A big night for earnings is on the cards with Johnson & Johnson, JP Morgan and Goldman Sachs reporting pre-market and Intel and Yahoo in the after-market. As the S&P continues to edge higher, all eyes are on the all-time high of 1985.
RBA maintains its stance
Central banks have been in focus in Asia with the RBA minutes from the July meeting and the BoJ meeting taking place. As far as the RBA minutes are concerned, they didn’t necessarily offer much more than what the market already knows. In fact AUD/USD barely flinched on the back of the minutes there were no new developments. Keep in mind Glenn Stevens spoke in Hobart around two weeks ago and followed this up with a long press interview over the weekend.
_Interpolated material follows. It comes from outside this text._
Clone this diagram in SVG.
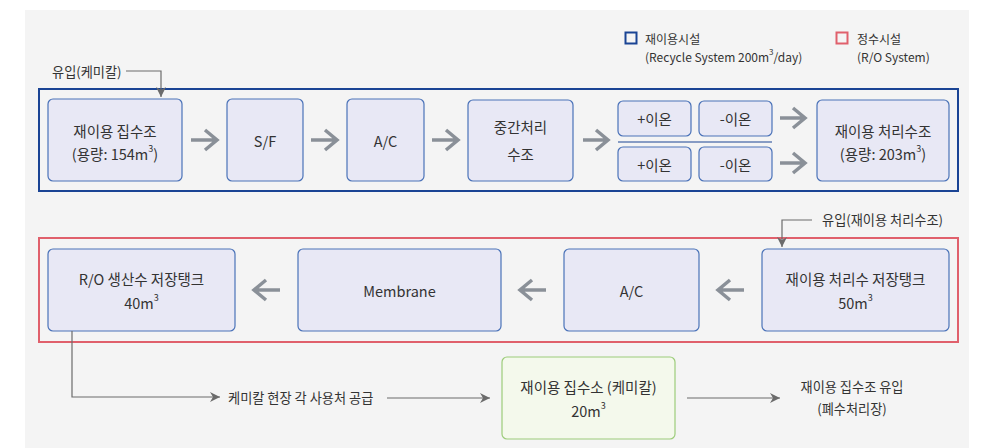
<svg xmlns="http://www.w3.org/2000/svg" width="986" height="448" viewBox="0 0 986 448">
<defs>
<style>
.t{font-family:"Noto Sans CJK KR","Noto Sans",sans-serif;fill:#333;font-size:14.5px;text-anchor:middle;dominant-baseline:central}
.s{font-family:"Noto Sans CJK KR","Noto Sans",sans-serif;fill:#333;font-size:12px;dominant-baseline:central}
.l{font-family:"Noto Sans CJK KR","Noto Sans",sans-serif;fill:#333;font-size:13.2px;dominant-baseline:central}
.n{fill:#e8e8f5;stroke:#4a72b8;stroke-width:1.2}
.g{fill:#f4f9ec;stroke:#9ccc7a;stroke-width:1.2}
.a{fill:none;stroke:#8a9098;stroke-width:3.5;stroke-linecap:butt;stroke-linejoin:miter}
.c{fill:none;stroke:#6b6b6b;stroke-width:1.2}
</style>
<marker id="ah" viewBox="0 0 10 10" refX="10" refY="5" markerWidth="10" markerHeight="10" markerUnits="userSpaceOnUse" orient="auto">
<path d="M0,0 L10,5 L0,10 L3,5 Z" fill="#6b6b6b"/>
</marker>
</defs>
<rect x="25" y="10" width="944" height="438" fill="#f4f4f4"/>

<g id="legend">
<rect x="625.5" y="32.5" width="11" height="11" fill="none" stroke="#1a4494" stroke-width="2"/>
<text class="s" x="645" y="38">재이용시설</text>
<text class="s" x="645" y="56">(Recycle System 200m<tspan font-size="8" dy="-5">3</tspan><tspan dy="5">/day)</tspan></text>
<rect x="836.5" y="32.5" width="11" height="11" fill="none" stroke="#e0606c" stroke-width="2"/>
<text class="s" x="857" y="38">정수시설</text>
<text class="s" x="857" y="56">(R/O System)</text>
</g>

<g id="frame-recycle"><rect x="39" y="89" width="919" height="102" fill="none" stroke="#1a4494" stroke-width="2"/></g>
<g id="frame-ro"><rect x="39" y="238" width="919" height="104" fill="none" stroke="#e0606c" stroke-width="2"/></g>

<g id="n1"><rect class="n" x="48" y="99" width="134" height="82" rx="5"/>
<text class="t" x="115" y="130">재이용 집수조</text>
<text class="t" x="115" y="153">(용량: 154m<tspan font-size="9" dy="-5">3</tspan><tspan dy="5">)</tspan></text></g>
<g id="n2"><rect class="n" x="227" y="99" width="76" height="82" rx="5"/><text class="t" x="265" y="140">S/F</text></g>
<g id="n3"><rect class="n" x="347" y="99" width="77" height="82" rx="5"/><text class="t" x="385.5" y="140">A/C</text></g>
<g id="n4"><rect class="n" x="468" y="100" width="105" height="81" rx="5"/>
<text class="t" x="520.5" y="126">중간처리</text><text class="t" x="520.5" y="153">수조</text></g>
<g id="ion1"><rect class="n" x="618" y="101" width="73" height="35" rx="5"/><text class="t" x="654.5" y="118.5">+이온</text></g>
<g id="ion2"><rect class="n" x="699" y="101" width="73" height="35" rx="5"/><text class="t" x="735.5" y="118.5">-이온</text></g>
<g id="ion3"><rect class="n" x="618" y="147" width="73" height="34" rx="5"/><text class="t" x="654.5" y="164">+이온</text></g>
<g id="ion4"><rect class="n" x="699" y="147" width="73" height="34" rx="5"/><text class="t" x="735.5" y="164">-이온</text></g>
<g id="sep"><line x1="618" y1="142" x2="772" y2="142" stroke="#1a4494" stroke-width="1"/></g>
<g id="n5"><rect class="n" x="817" y="100" width="132" height="81" rx="5"/>
<text class="t" x="883" y="130">재이용 처리수조</text>
<text class="t" x="883" y="153">(용량: 203m<tspan font-size="9" dy="-5">3</tspan><tspan dy="5">)</tspan></text></g>

<g id="r1"><rect class="n" x="48" y="249" width="187" height="82" rx="5"/>
<text class="t" x="141.5" y="278">R/O 생산수 저장탱크</text>
<text class="t" x="141.5" y="302">40m<tspan font-size="9" dy="-5">3</tspan></text></g>
<g id="r2"><rect class="n" x="298" y="249" width="203" height="82" rx="5"/><text class="t" x="399.5" y="290">Membrane</text></g>
<g id="r3"><rect class="n" x="564" y="249" width="135" height="82" rx="5"/><text class="t" x="631.5" y="290">A/C</text></g>
<g id="r4"><rect class="n" x="762" y="249" width="187" height="82" rx="5"/>
<text class="t" x="855.5" y="278">재이용 처리수 저장탱크</text>
<text class="t" x="855.5" y="302">50m<tspan font-size="9" dy="-5">3</tspan></text></g>

<g id="g1"><rect class="g" x="502" y="357" width="173" height="82" rx="5"/>
<text class="t" x="588.5" y="386">재이용 집수소 (케미칼)</text>
<text class="t" x="588.5" y="410">20m<tspan font-size="9" dy="-5">3</tspan></text></g>

<g id="labels">
<text class="l" x="52" y="71">유입(케미칼)</text>
<text class="l" x="822" y="219">유입(재이용 처리수조)</text>
<text class="l" x="228" y="397">케미칼 현장 각 사용처 공급</text>
<text class="l" x="852" y="386" text-anchor="middle">재이용 집수조 유입</text>
<text class="l" x="852" y="408" text-anchor="middle">(폐수처리장)</text>
</g>

<g id="connectors">
<path class="a" d="M191,140H217M205,130L217,140L205,150"/>
<path class="a" d="M311,140H337M325,130L337,140L325,150"/>
<path class="a" d="M432,140H458M446,130L458,140L446,150"/>
<path class="a" d="M583,140H608M596,130L608,140L596,150"/>
<path class="a" d="M780,118H805M793,108L805,118L793,128"/>
<path class="a" d="M780,163H805M793,153L805,163L793,173"/>
<path class="a" d="M280,290H254M266,280L254,290L266,300"/>
<path class="a" d="M546,290H520M532,280L520,290L532,300"/>
<path class="a" d="M744,290H718M730,280L718,290L730,300"/>
<path class="c" d="M126,71H161V97" marker-end="url(#ah)"/>
<path class="c" d="M812,220H782V247" marker-end="url(#ah)"/>
<path class="c" d="M72,331V397H220" marker-end="url(#ah)"/>
<path class="c" d="M387,398H490" marker-end="url(#ah)"/>
<path class="c" d="M687,398H780" marker-end="url(#ah)"/>
</g>
</svg>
Some analysts feel the fact the RBA has added the line ‘on present indications’ suggests they are leaving the door open for easing. While this is also consistent with market expectations, it could be a long wait as there is nothing concrete suggesting the RBA is close to pulling the trigger. The lack of reaction in the AUD could also be a factor of caution heading into Janet Yellen’s testimony later today.
Banks hit by Murray Inquiry
While the AUD has been relatively muted, there has been some volatility in the local market with the Murray Inquiry causing some gyrations in bank shares. After getting off to a good start, the big banks were sold off as comments from the inquiry hit the wires. The report raised the potential for mortgage risk weight floors, discouraged leveraging in superannuation funds and also seeks to give lenders better access to information about borrowers’ financial positions. While some of these factors could be a negative for the banks in the near term, they will help promote a more sound financial system in the long term.
The materials space has been mixed today with production reports being the key theme. PNA bounced back after yesterday’s losses as its copper output came in at the top end of guidance. Meanwhile OZL lost ground despite actually raising its 2014 output guidance. Some of the iron ore names have posted some gains today and RIO is seeing some positioning ahead of its production report tomorrow.
China data shows improvement
The Nikkei is leading the way for Asia as USD/JPY also bounces back after a subdued performance last week. The BoJ meeting also took place today with no changes to stimulus as expected. Forecasts were also mostly maintained apart from the FY14 median GDP which was revised marginally lower to 1% (from 1.1%). Perhaps the BoJ press conference will offer a bit more insight but unlikely to be anything new. Over in China, there were some solid figures released today which showed good growth in new loans, aggregate financing and money supply. Foreign direct investment also picked up as the market prepares itself for another raft of releases tomorrow. GP will be the key release with the market expecting 7.4% year on year growth from the second quarter.
US dollar in focus on Yellen
Looking ahead to European trade, we are calling the major bourses flat to mildly firmer. The German ZEW economic sentiment is the most significant reading to look out for but judging from the stubbornness of the euro in recent times, we might not see much of a reaction. Focus is likely to be on the US instead where we get Janet Yellen’s testimony, a raft of economic data and more corporate earnings.
At midnight (AEST) Janet Yellen testifies to the Senate and traders will be expecting modestly more hawkish (USD positive) language given she is testifying on behalf of the whole Federal Reserve, rather than her own thoughts.